When the public establishment for intercommunal cooperation resulting from the merger opts for the system provided for in Article 1609 nonies C, the rate of the business property tax that it votes for the first year may not exceed the average rate of the business property tax recorded the previous year in the member municipalities, weighted by the relative size of the bases of these municipalities. The weighted average rate takes into account the revenue collected by the pre-existing public establishments for intercommunal cooperation and the bases imposed on them in application of article 1609 quinquies C.

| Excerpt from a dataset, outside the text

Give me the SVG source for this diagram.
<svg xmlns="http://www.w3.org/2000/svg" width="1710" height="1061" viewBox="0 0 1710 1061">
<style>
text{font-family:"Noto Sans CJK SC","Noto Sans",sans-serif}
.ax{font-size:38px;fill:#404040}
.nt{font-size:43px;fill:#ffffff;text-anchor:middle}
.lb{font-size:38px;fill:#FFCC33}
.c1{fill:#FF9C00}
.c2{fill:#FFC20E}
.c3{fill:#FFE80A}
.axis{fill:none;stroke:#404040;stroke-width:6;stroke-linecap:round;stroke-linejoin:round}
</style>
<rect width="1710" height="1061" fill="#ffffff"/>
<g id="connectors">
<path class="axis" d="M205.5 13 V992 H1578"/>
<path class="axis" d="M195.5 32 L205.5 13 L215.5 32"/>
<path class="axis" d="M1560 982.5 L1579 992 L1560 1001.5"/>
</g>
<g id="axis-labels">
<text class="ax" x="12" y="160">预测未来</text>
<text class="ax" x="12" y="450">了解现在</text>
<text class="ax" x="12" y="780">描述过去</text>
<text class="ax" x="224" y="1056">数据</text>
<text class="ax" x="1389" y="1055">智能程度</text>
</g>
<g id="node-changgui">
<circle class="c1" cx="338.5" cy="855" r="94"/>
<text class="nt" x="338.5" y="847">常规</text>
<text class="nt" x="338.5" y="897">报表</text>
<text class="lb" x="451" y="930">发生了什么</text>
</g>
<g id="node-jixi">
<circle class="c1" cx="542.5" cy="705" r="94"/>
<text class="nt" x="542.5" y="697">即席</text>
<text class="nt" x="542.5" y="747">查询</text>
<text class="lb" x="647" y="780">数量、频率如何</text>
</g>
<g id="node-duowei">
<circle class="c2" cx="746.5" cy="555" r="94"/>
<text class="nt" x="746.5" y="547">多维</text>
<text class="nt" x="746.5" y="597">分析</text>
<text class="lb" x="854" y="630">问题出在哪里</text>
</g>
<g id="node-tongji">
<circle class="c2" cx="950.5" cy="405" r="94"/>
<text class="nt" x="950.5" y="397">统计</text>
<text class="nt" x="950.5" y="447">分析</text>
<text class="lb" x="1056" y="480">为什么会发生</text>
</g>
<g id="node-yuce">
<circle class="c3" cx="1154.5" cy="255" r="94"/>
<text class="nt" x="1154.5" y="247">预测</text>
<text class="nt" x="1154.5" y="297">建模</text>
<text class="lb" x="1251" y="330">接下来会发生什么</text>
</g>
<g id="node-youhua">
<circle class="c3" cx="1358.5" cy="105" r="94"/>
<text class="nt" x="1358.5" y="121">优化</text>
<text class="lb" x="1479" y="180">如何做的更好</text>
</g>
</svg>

III. – In the event of a merger of public establishments of intercommunal cooperation subject to Article 1609 nonies C, carried out under the conditions provided for by Article L. 5211-41-3 of the General Code of Territorial Authorities, the public establishment of intercommunal cooperation resulting from the merger is automatically subject to the system provided for by these same provisions. The same applies in the event of a merger, on the one hand, of public establishments of inter-municipal cooperation subject to Article 1609 nonies C and, on the other hand, of public establishments of inter-municipal cooperation with additional own taxation whether or not applying Article 1609 quinquies C or public establishments of inter-municipal cooperation without own taxation.
For the first year following that of the merger, the rate of the business property tax voted by the public inter-municipal cooperation establishment resulting from the merger may not exceed the average rate of this tax recorded the previous year in the member municipalities, weighted by the relative size of the tax bases imposed on the territory of these municipalities; the weighted average rate takes into account the revenues collected for the benefit of the pre-existing public establishments for intercommunal cooperation and the bases taxed for their benefit in application of article 1609 nonies C or article 1609 quinquies C. Articles 1636 B decies and 1609 nonies C apply to this weighted average rate.

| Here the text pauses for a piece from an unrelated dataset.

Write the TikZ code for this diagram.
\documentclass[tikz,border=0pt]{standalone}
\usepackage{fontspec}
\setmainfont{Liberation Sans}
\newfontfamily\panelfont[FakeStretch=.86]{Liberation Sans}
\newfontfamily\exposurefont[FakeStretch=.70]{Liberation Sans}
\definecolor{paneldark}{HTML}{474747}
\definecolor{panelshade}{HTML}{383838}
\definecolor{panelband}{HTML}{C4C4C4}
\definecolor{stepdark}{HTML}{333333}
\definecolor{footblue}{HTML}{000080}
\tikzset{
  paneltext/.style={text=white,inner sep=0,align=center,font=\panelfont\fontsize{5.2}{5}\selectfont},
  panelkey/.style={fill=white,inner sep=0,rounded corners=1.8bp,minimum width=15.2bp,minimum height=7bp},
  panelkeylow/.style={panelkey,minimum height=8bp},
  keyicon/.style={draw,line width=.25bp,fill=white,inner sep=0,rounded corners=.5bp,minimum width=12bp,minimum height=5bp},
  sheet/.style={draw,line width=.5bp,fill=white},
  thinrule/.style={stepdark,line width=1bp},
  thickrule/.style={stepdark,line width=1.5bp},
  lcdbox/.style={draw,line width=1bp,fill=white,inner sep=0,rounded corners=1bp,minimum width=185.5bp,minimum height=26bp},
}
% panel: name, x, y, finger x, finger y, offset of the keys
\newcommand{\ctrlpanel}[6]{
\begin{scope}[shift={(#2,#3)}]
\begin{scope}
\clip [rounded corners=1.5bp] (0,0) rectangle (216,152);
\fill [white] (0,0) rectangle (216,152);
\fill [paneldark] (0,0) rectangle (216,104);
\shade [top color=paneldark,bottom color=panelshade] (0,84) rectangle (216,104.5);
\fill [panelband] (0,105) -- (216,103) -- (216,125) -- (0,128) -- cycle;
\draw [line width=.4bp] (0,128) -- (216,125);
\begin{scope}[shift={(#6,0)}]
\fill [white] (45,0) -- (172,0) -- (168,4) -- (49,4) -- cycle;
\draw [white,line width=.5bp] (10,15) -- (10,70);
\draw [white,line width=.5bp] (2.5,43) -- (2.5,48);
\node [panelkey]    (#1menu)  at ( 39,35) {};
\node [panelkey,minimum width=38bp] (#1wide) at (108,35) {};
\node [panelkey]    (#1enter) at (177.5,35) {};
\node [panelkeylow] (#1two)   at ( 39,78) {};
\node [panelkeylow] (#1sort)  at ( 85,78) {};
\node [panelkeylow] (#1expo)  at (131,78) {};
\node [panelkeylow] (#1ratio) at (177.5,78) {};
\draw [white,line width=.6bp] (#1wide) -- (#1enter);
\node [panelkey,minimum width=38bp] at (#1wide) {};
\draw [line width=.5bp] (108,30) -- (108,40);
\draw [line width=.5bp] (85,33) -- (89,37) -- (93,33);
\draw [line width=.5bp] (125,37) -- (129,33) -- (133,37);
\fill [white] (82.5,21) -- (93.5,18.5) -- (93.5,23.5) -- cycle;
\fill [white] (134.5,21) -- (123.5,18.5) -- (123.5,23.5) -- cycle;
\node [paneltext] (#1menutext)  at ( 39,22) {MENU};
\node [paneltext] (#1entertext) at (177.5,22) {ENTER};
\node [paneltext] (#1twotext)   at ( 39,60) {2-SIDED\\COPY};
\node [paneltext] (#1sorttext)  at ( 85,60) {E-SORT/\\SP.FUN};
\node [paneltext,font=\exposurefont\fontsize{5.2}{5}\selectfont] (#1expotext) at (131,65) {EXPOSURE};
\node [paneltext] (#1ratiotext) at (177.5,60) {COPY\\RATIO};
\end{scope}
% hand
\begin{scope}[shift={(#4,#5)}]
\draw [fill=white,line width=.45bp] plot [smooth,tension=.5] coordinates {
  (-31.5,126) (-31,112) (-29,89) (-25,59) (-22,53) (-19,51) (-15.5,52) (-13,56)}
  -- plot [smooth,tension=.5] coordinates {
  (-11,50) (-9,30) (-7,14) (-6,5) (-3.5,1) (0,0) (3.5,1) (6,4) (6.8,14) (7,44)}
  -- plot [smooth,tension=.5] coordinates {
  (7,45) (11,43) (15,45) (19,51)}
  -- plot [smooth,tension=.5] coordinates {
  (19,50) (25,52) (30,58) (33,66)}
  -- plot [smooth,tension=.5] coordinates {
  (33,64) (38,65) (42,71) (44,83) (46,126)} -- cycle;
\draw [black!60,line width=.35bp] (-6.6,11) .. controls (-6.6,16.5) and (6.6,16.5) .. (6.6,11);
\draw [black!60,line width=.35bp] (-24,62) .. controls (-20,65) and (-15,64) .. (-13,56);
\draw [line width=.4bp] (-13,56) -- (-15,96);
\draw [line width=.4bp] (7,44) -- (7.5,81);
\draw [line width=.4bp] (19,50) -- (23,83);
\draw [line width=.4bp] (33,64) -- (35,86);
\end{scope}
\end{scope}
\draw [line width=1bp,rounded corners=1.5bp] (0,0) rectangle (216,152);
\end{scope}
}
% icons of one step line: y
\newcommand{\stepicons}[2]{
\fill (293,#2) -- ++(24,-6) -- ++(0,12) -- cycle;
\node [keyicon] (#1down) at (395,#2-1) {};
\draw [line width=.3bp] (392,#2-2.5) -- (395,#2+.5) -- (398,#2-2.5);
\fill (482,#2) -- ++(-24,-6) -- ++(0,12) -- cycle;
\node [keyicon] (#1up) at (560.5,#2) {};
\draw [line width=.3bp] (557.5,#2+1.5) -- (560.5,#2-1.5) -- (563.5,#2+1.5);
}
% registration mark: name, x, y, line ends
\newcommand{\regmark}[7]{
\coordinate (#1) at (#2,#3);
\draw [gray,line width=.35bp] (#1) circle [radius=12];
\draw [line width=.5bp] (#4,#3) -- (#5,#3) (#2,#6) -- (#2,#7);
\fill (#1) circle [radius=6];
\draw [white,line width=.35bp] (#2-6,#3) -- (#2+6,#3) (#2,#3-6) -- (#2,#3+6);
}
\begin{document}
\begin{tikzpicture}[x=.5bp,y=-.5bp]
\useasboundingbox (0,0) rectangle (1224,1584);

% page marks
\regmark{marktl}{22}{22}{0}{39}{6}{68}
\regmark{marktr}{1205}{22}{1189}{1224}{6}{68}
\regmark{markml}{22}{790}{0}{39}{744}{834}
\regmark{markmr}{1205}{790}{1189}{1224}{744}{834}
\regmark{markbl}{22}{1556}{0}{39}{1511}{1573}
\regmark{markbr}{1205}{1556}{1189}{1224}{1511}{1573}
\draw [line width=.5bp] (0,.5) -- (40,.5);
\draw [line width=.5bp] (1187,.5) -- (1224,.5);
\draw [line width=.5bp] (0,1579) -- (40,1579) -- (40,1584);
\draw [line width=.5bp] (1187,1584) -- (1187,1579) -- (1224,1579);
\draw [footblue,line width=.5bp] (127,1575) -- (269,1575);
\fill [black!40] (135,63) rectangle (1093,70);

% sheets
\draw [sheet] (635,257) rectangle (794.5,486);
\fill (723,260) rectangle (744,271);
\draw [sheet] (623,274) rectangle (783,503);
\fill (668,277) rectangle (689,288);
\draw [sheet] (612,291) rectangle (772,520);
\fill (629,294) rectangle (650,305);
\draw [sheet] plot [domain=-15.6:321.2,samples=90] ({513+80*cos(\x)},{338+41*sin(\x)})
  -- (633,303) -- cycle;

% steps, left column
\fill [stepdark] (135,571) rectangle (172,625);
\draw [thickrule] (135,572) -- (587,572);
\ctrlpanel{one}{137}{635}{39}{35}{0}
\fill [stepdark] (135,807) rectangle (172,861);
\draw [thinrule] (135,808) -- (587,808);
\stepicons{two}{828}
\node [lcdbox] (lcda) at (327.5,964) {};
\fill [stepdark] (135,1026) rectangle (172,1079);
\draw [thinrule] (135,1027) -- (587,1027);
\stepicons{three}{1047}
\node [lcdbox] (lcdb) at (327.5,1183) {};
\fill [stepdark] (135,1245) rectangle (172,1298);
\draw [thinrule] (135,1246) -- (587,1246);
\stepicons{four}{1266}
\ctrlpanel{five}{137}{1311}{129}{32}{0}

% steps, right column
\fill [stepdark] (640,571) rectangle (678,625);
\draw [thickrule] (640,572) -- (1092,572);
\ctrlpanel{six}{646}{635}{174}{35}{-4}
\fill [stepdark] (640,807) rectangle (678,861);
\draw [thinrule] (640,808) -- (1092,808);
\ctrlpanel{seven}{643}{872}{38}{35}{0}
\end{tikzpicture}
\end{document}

The b and the first and third paragraphs of the c of 1° of III of Article 1609 nonies C are applicable to the public establishment of intercommunal cooperation resulting from the merger. For the application of these provisions, account is taken of the rate recorded in each zone and the rate actually applied on the territory of the municipality in respect of the previous year for pre-existing public establishments of intercommunal cooperation applying the mechanism for reducing rate differentials.
For the first year following that of the merger, the rates of council tax on secondary residences and other furnished premises not allocated to the principal dwelling and of property taxes for the public inter-municipal cooperation establishment resulting from the merger are set:
1° Either under the conditions provided for in Article 1636 B sexies, excluding a of 1 of I, and in Article 1636 B decies. For the application of this provision, the rates for the previous year are equal to the average rate for each tax of the public establishments of inter-municipal cooperation with their own tax status, weighted by the size of the bases of these public establishments of inter-municipal cooperation. In the case of a merger between a public establishment of inter-municipal cooperation with its own tax status and a public establishment of inter-municipal cooperation without its own tax status, the rates used are those of the public establishment of inter-municipal cooperation with its own tax status.
By way of derogation, different tax rates for dwelling tax on second homes and other furnished premises not allocated to the main dwelling and for property tax may be applied according to the territory of the pre-existing public establishments of inter-municipal cooperation during a transitional period. The deliberation instituting this progressive tax integration procedure determines its duration, up to a maximum of twelve years. Failing this, the procedure applies to the first twelve budgets of the public inter-municipal cooperation body resulting from the merger. This decision is taken either by joint deliberations of the pre-existing public establishments of inter-municipal cooperation prior to the merger, or by a deliberation of the public establishment of inter-municipal cooperation resulting from the merger. The duration of the progressive tax integration period may not be subsequently modified.
The differences that affect the tax rates applied on the territory of the pre-existing public establishments of inter-municipal cooperation are reduced each year by equal shares.
In the case of a merger referred to in the last sentence of the first paragraph of this III involving an Établissement Public de Coopération Intercommunale that applied Article 1609 nonies C. in 2011, the weighted average rate of council tax on secondary residences and other furnished premises not allocated to the principal dwelling mentioned in the first paragraph of this 1° takes into account the revenue resulting from the transfer of the departmental share of this tax collected by the communes which in 2011 were isolated or members of a public inter-communal cooperation establishment with additional taxation whether or not applying Article 1609 quinquies C ;
2° Or under the conditions provided for in the second paragraph of II of Article 1609 nonies C. For the application of this provision, the weighted average rate for each of the three taxes takes into account the income collected by the pre-existing public establishments for intercommunal cooperation.
IV. – The rate of council tax on secondary residences and other furnished premises not allocated to the principal dwelling of the communes that were members in 2011 of a public inter-municipal cooperation establishment with additional own taxation whether or not applying article 1609 quinquies C or a public establishment without own taxation that merges with a public inter-municipal cooperation establishment that applied article 1609 nonies C in 2011 is reduced the year following that of the merger by the difference between, on the one hand, the reference rate of council tax calculated for the commune in accordance with article 1640 C and, on the other hand, the communal rate of council tax applicable in 2010 in the commune.
The reduction in the rate of council tax on second homes and other furnished premises not used as a main residence provided for in the first paragraph also applies to municipalities that are members of a public inter-municipal cooperation body subject to additional own tax on 1 January 2011 and which applied article 1609 nonies C the year prior to the merger. These provisions are applicable to communes that were not members in 2011 of a public establishment of intercommunal cooperation applying article 1609 nonies C and which, following a merger, become members of an establishment resulting from one or more mergers of public establishments of intercommunal cooperation, at least one of which applied the same article 1609 nonies C in 2011. These provisions also apply to new communes whose former communes were not members in 2011 of a public inter-municipal cooperation establishment applying Article 1609 nonies C and which, following a merger, become members of an establishment resulting from one or more mergers of public inter-municipal cooperation establishments, at least one of which applied the same Article 1609 nonies C in 2011.